The better way to correct particular injustices, I would argue, and the better way to secure property rights in general is to raise a ruckus about  particular cases in the legislatures, and in the public arena and the media. That’s politics and our rights and freedoms depend on it.

Remember the attempt in the 1980s and 90s to entrench a Canadian Charter of Social and Economic Rights? It seemed obvious to many good-hearted Canadians that looking after our less privileged citizens was the right thing to do and that governments should be compelled to do it. See the section on the Social and Economic Union in the Charlottetown Constitutional Accord (1992). It reads in part: “The policy objectives set out in the provision on the social union should include but not be limited to: providing throughout Canada a health care system that is comprehensive, portable, publicly administered and accessible; [and] providing adequate social services and benefits to ensure that all individuals resident in Canada have reasonable access to housing, food and other basic necessities.”

The Accord catalogued the pieties of the 1980s. I can’t begin to describe the reach of its ambitions. It called for high quality primary and secondary education … protection of workers’ rights, protection of the environment …

It would have entrenched equalization payments and First Minister’s Meetings. “Parliament and the government of Canada are committed to making equalization payments so that provincial governments have sufficient levels of public services at reasonably comparable levels of taxation.”

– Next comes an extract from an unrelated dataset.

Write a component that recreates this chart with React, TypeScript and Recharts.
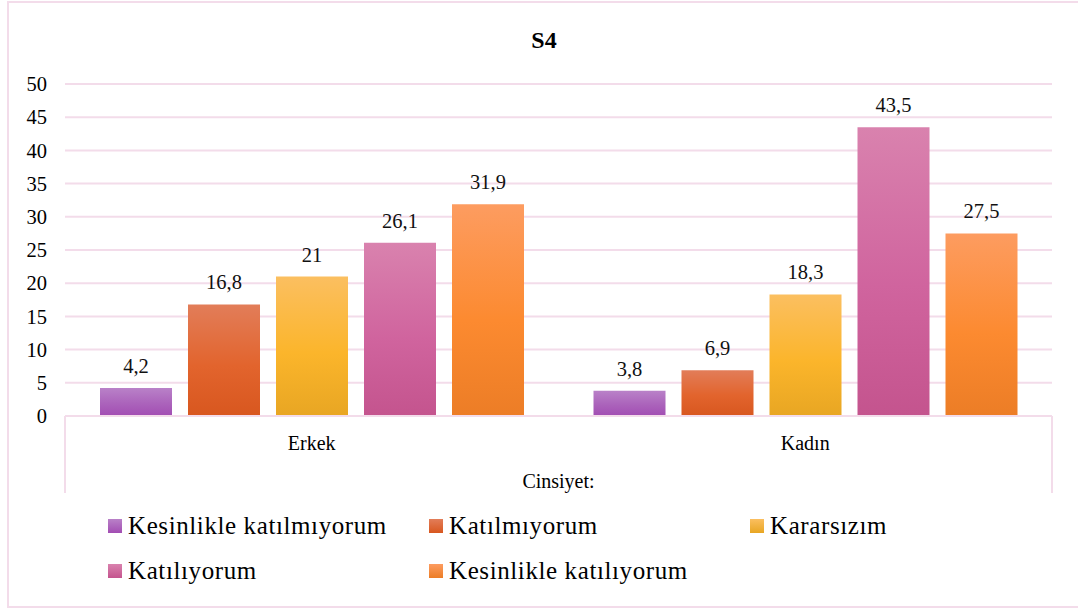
import React from 'react';
import { BarChart, Bar, XAxis, YAxis, CartesianGrid, LabelList, Legend, Label } from 'recharts';

const categories = ['Erkek', 'Kadın'];
const seriesNames = [
  'Kesinlikle katılmıyorum',
  'Katılmıyorum',
  'Kararsızım',
  'Katılıyorum',
  'Kesinlikle katılıyorum',
];
const kesinlikleKatilmiyorum = [4.2, 3.8];
const katilmiyorum = [16.8, 6.9];
const kararsizim = [21, 18.3];
const katiliyorum = [26.1, 43.5];
const kesinlikleKatiliyorum = [31.9, 27.5];
const yTicks = [0, 5, 10, 15, 20, 25, 30, 35, 40, 45, 50];

const seriesValues = [kesinlikleKatilmiyorum, katilmiyorum, kararsizim, katiliyorum, kesinlikleKatiliyorum];
const seriesKeys = ['s0', 's1', 's2', 's3', 's4'];

const gradients = [
  ['#b981c8', '#ab63bb', '#a24db3'],
  ['#e27d59', '#e2642d', '#d8571f'],
  ['#fbbf60', '#fbb52b', '#e8a623'],
  ['#d982ae', '#d0649e', '#c4548e'],
  ['#fd9c60', '#fc8a30', '#ec7d26'],
];

const data = categories.map((c, i) => {
  const row: Record<string, any> = { name: c };
  seriesKeys.forEach((k, j) => {
    row[k] = seriesValues[j][i];
  });
  return row;
});

const FONT = 'Liberation Serif';
const PINK = '#f3dcea';

const fmt = (v: any) => String(v).replace('.', ',');

const LegendContent = () => (
  <div style={{ position: 'relative', width: 1078, height: 90, fontFamily: FONT }}>
    {seriesNames.map((n, i) => {
      const col = i % 3;
      const row = Math.floor(i / 3);
      return (
        <div
          key={n}
          style={{
            position: 'absolute',
            left: 108 + col * 321,
            top: row * 45,
            height: 25,
            display: 'flex',
            alignItems: 'center',
            whiteSpace: 'nowrap',
          }}
        >
          <div
            style={{
              width: 14,
              height: 14,
              background: `linear-gradient(${gradients[i][0]}, ${gradients[i][2]})`,
              marginRight: 6,
            }}
          />
          <span style={{ fontFamily: FONT, fontSize: 25, lineHeight: '25px', letterSpacing: 0.6, color: '#000' }}>{n}</span>
        </div>
      );
    })}
  </div>
);

export default function App() {
  return (
    <div
      style={{
        position: 'absolute',
        left: 0,
        top: 0,
        width: 1078,
        height: 609,
        overflow: 'hidden',
        background: '#fff',
        fontFamily: FONT,
      }}
    >
      <div
        style={{
          position: 'absolute',
          left: 7,
          top: 1,
          width: 1090,
          height: 603,
          border: `2px solid ${PINK}`,
        }}
      />
      <div
        style={{
          position: 'absolute',
          left: 0,
          top: 28,
          width: 1088,
          textAlign: 'center',
          fontFamily: FONT,
          fontWeight: 'bold',
          fontSize: 24,
          lineHeight: '24px',
          color: '#000',
        }}
      >
        S4
      </div>
      <div
        style={{
          position: 'absolute',
          left: 64,
          top: 416,
          width: 985,
          height: 77,
          borderLeft: `2px solid ${PINK}`,
          borderRight: `2px solid ${PINK}`,
        }}
      />
      <div style={{ position: 'absolute', left: 0, top: 0 }}>
        <BarChart
          width={1078}
          height={609}
          data={data}
          margin={{ top: 84, right: 26, bottom: 116, left: 5 }}
          barCategoryGap={35}
          barGap={16}
          style={{ fontFamily: FONT }}
        >
          <defs>
            {gradients.map((g, i) => (
              <linearGradient key={i} id={`grad${i}`} x1="0" y1="0" x2="0" y2="1">
                <stop offset="0%" stopColor={g[0]} />
                <stop offset="55%" stopColor={g[1]} />
                <stop offset="100%" stopColor={g[2]} />
              </linearGradient>
            ))}
          </defs>
          <CartesianGrid vertical={false} stroke={PINK} strokeWidth={2} />
          <XAxis
            dataKey="name"
            height={77}
            tickSize={0}
            tickMargin={20}
            axisLine={{ stroke: PINK, strokeWidth: 2 }}
            tickLine={false}
            tick={{ fontSize: 20, fill: '#000', fontFamily: FONT }}
          >
            <Label
              value="Cinsiyet:"
              position="insideBottom"
              offset={5}
              fontFamily={FONT}
              fontSize={20}
              fill="#000"
            />
          </XAxis>
          <YAxis
            width={60}
            domain={[0, 50]}
            ticks={yTicks}
            interval={0}
            axisLine={false}
            tickLine={false}
            tickSize={0}
            tickMargin={18}
            tick={{ fontSize: 20.5, fill: '#000', fontFamily: FONT }}
          />
          <Legend
            layout="vertical"
            align="center"
            verticalAlign="middle"
            wrapperStyle={{ left: 0, top: 513, width: 1078, height: 90 }}
            content={<LegendContent />}
          />
          {seriesKeys.map((k, i) => (
            <Bar key={k} dataKey={k} name={seriesNames[i]} fill={`url(#grad${i})`} isAnimationActive={false}>
              <LabelList
                dataKey={k}
                position="top"
                offset={15}
                formatter={fmt}
                fontFamily={FONT}
                fontSize={20.5}
                fill="#111"
              />
            </Bar>
          ))}
        </BarChart>
      </div>
    </div>
  );
}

It was a bold play by one generation to set Canada’s course for once and all. It would have made it almost impossible for Canadian legislatures to respond to changes in the mood of the country, new situations and new arguments.

It would have crippled our democracy. It failed, thank goodness, in the national referendum of 26 October 1992. (I can hear Ted Morton laughing. He knows I voted “yes” in the referendum. I voted with my heart, Ted. I couldn’t bear to think of breaking up the old partnership between Upper and Lower Canada. I lost my head.)

To repeat: Constitutionalizing rights takes political issues out of legislatures and detracts from public debate. It demeans the citizens’ sense of political efficacy. The better way to correct particular injustices is to keep hammering away at issues and abuses in the arena of public opinion and in the legislatures.